Practically, the GWC activates a National Coordination Platform (NCP) when: 1) response and coordination gaps exist in a humanitarian situation; and, 2) existing capacity is overwhelmed or constrained in their ability to respond to identified needs in line with humanitarian principles. NCPs are intended as temporary mechanisms, and coordination is intended to be handed over to local authorities and stakeholders over time.
At the country level, the Cluster approach aims to ensure a coherent and effective response, by4 : 1) supporting service delivery; 2) informing the Humanitarian Coordinator (HC)/Humanitarian Country Team’s (HCT) strategic decision-making; 3) planning and implementing NCP strategies; 4) monitoring and evaluating performance; 5) building national capacity in preparedness and contingency planning; and,

6) supporting robust advocacy. Accountability to Affected Populations (AAP) is another function added to these six to compose the 6+1 core country level NCP functions. The NCP coordinates all activities and organizations in the WASH sector, including implementing agencies (often dozens of national or international non-governmental organizations (NGO)), the host government, donors, other humanitarian coordination platforms, and ultimately, the affected population (Figure 2). Collectively this should ensure adequate coverage of assistance, reduce the potential of overlap by responders, address capacity and quality, and meet the needs of the response.

While each NCP operates differently and adapts to the local context, a practical framework for monitoring country level coordination based on the core functions was developed by the GWC, termed the minimum requirements (MR).5 The coordination effort of the NCP is usually organized with at least two positions (accountable to UNICEF) at the national-level: 1) a Coordinator; and, 2) an Information Manager. Other positions (at national- or sub-national- levels) may be added to help specific geographic scope, overall workload, and/or local partnerships and be funded by UNICEF, NGOs, and/or the host government.
Additionally, the Strategic Advisory Group (SAG) is made up of a smaller group of key actors to support the NCP by proposing and formulating strategic orientations, and supporting decision making on behalf of the larger group. Technical Working Groups (TWiGs), created on an as needed basis, may also be established to assist the NCP in guiding technical norms and formulating appropriate technical practices.
Implementing agencies in the response work to assist and share their data.
Recently, the Global WASH Cluster, together with Tufts University, completed a summary of the evidence on WASH coordination, including collating information from: 1) NCP evaluations; 2) activity reports from NCP staff; and, 3) key informant interviews with WASH coordination experts.6 Across these three disparate data sets, consistent themes on the WASH Cluster approach were identified, including:

• The Cluster approach is a cost-effective ‘best-fit’ model that evolved over time.

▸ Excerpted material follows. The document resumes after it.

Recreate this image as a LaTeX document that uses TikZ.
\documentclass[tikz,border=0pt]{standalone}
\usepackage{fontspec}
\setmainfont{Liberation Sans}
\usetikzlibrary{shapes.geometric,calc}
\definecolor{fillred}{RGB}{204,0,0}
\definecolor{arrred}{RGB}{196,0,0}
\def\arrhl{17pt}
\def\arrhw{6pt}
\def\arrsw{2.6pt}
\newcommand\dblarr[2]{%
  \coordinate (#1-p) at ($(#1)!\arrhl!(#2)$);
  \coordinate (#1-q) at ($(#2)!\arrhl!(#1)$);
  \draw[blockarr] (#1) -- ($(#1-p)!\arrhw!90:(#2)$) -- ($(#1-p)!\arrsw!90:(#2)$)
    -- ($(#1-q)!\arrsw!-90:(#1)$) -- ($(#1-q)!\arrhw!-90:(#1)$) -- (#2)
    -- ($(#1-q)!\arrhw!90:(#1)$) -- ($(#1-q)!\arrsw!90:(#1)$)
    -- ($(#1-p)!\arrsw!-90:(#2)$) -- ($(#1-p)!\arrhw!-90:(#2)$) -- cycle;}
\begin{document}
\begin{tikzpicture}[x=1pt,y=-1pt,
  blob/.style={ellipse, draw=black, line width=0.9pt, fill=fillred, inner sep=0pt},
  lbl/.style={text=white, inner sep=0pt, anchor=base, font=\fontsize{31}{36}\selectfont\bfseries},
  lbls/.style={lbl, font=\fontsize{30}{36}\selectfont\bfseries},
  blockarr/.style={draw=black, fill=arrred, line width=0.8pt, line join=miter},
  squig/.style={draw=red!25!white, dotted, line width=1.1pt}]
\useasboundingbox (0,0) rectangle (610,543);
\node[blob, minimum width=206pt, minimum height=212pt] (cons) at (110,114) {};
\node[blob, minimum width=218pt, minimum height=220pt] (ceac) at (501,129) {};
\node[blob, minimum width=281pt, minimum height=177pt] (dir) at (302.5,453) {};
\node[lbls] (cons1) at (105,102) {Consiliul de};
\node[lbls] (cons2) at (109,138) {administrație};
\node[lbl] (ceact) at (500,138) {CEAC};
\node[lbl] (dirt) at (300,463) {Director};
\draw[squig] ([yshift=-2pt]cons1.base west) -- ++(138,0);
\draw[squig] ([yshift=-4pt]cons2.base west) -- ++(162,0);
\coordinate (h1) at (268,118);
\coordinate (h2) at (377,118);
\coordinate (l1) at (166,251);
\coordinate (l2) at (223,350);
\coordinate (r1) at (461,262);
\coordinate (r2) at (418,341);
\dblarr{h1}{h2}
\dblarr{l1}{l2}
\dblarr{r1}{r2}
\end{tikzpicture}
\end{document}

• Successful NCP staff have, and utilize, both technical and social (coordination) skills.

• Underlying context is a critical factor for NCP success.

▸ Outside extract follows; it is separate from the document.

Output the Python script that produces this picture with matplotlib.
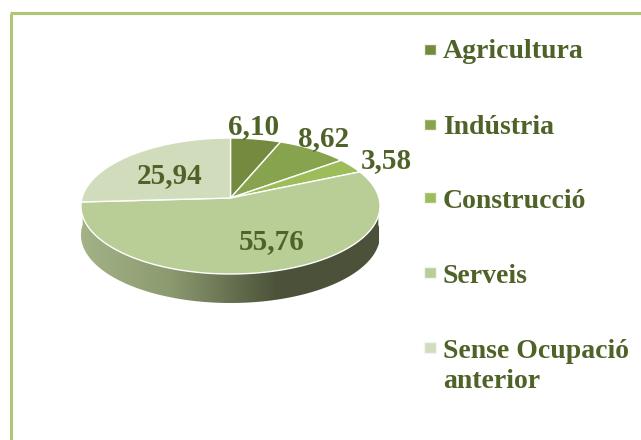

• There are trade-offs to participation for NCP staff and partners.

Challenges to the WASH Cluster approach were also identified, including how to: incorporate and be accountable to beneficiaries; coordinate across coordination platforms; work with national governments; manage sub-national NCP(s); and, transition from the emergency phase to the development context.
Additionally, notable gaps in the evidence base were identified, including: 1) feedback from all relevant stakeholders (most particularly non-UN stakeholders and beneficiaries); and, 2) research incorporating contextual factors, measurements over time, and transparent methodologies to limit evaluation subjectivity.

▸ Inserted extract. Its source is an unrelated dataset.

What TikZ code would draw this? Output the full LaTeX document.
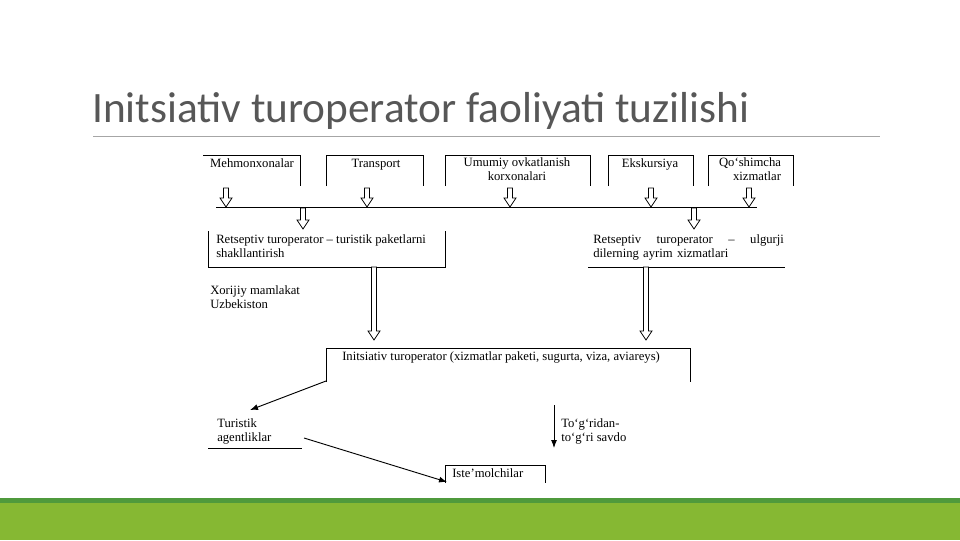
\documentclass[tikz,border=0pt]{standalone}
\usepackage{fontspec}
\setmainfont{Liberation Serif}
\newfontfamily\titlefont{Carlito}
\usetikzlibrary{arrows.meta}
\definecolor{barg}{HTML}{86B833}
\definecolor{darkg}{HTML}{4F9A3C}
\newcommand\harrow[3]{\draw[line width=0.6pt,fill=white] (#1-2.5,#2) -- (#1+2.5,#2) -- (#1+2.5,#3-9) -- (#1+6,#3-9) -- (#1,#3) -- (#1-6,#3-9) -- (#1-2.5,#3-9) -- cycle;}
\begin{document}
\begin{tikzpicture}[x=0.75pt,y=-0.75pt,
  lbl/.style={font=\fontsize{9.5}{11}\selectfont,inner sep=0pt,align=left,anchor=north west},
  ln/.style={line width=0.7pt},
  con/.style={line width=0.7pt,-{Latex[length=6pt,width=4.5pt]}}]
\useasboundingbox (0,0) rectangle (960,540);
\fill[white] (0,0) rectangle (960,540);
\node[anchor=base west,inner sep=0pt,text=black!66,font=\titlefont\fontsize{32.5}{36}\selectfont] (title) at (92,122) {Initsiativ turoperator faoliyati tuzilishi};
\draw[black!35,line width=0.75pt] (93,136.5) -- (880,136.5);
\fill[barg] (0,498) rectangle (960,540);
\fill[darkg] (0,498) rectangle (960,503);
% top boxes
\draw[ln] (203,155) -- (300,155) -- (300,186);
\draw[ln] (326,186) -- (326,155) -- (423,155) -- (423,186);
\draw[ln] (445,186) -- (445,155) -- (590,155) -- (590,186);
\draw[ln] (608,186) -- (608,155) -- (693,155) -- (693,186);
\draw[ln] (708,186) -- (708,155) -- (793,155) -- (793,186);
\node[lbl,anchor=base] (b1) at (252,167) {Mehmonxonalar};
\node[lbl,anchor=base] (b2) at (376,167) {Transport};
\node[lbl,anchor=north,align=center] (b3) at (517,157) {Umumiy ovkatlanish\\korxonalari};
\node[lbl,anchor=base] (b4) at (650,167) {Ekskursiya};
\node[lbl,anchor=north,align=right] (b5) at (750,157) {Qo`shimcha\\xizmatlar};
\foreach \x in {226,367,510,651,749} {\harrow{\x}{188}{207}}
\draw[ln] (216,207.5) -- (757,207.5);
\harrow{303}{208}{229}
\harrow{694}{208}{229}
% reseptive boxes
\draw[ln] (208,231) -- (208,267) -- (445,267) -- (445,231);
\node[lbl] (r1) at (216,234) {Retseptiv turoperator – turistik paketlarni\\shakllantirish};
\draw[ln] (588,267) -- (785,267);
\node[lbl,text width=143pt] (r2) at (593,234) {Retseptiv\hfill turoperator\hfill –\hfill ulgurji\\dilerning ayrim xizmatlari};
\harrow{374}{267}{340}
\harrow{646}{267}{340}
\node[lbl] (x) at (210,285) {Xorijiy mamlakat\\Uzbekiston};
% initsiativ
\draw[ln] (326,382) -- (326,348) -- (690,348) -- (690,382);
\node[lbl,anchor=base west] (ini) at (342,360) {Initsiativ turoperator (xizmatlar paketi, sugurta, viza, aviareys)};
\coordinate (a1) at (326,381);
\coordinate (a2) at (250,410);
\draw[con] (a1) -- (a2);
\node[lbl] (ta) at (217,418) {Turistik\\agentliklar};
\draw[ln] (208,448) -- (302,448);
\coordinate (a3) at (304,438);
\coordinate (a4) at (447,482);
\draw[con] (a3) -- (a4);
\draw[ln] (445,483) -- (445,465) -- (545,465) -- (545,483);
\node[lbl,anchor=base west] (ist) at (452,477) {Iste’molchilar};
\coordinate (a5) at (554,405);
\coordinate (a6) at (554,448);
\draw[con] (a5) -- (a6);
\node[lbl] (ts) at (561,418) {To`g`ridan-\\to`g`ri savdo};
\end{tikzpicture}
\end{document}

The project described herein expands on this previous work and aims to gain a deeper understanding of the overall value of the NCP to the humanitarian response by: gathering feedback from the NCP staff and stakeholders over a 9-month period in three contexts using a transparent methodology. Overall, the goal of this project was to review specific tools, activities, and products completed by individual NCP to understand how they lead (or not) to response outcomes. The results of this work are intended to validate the previously developed Theory of Change for WASH Coordination, and then to be translated to improve NCP strategies, and ultimately, benefit affected populations.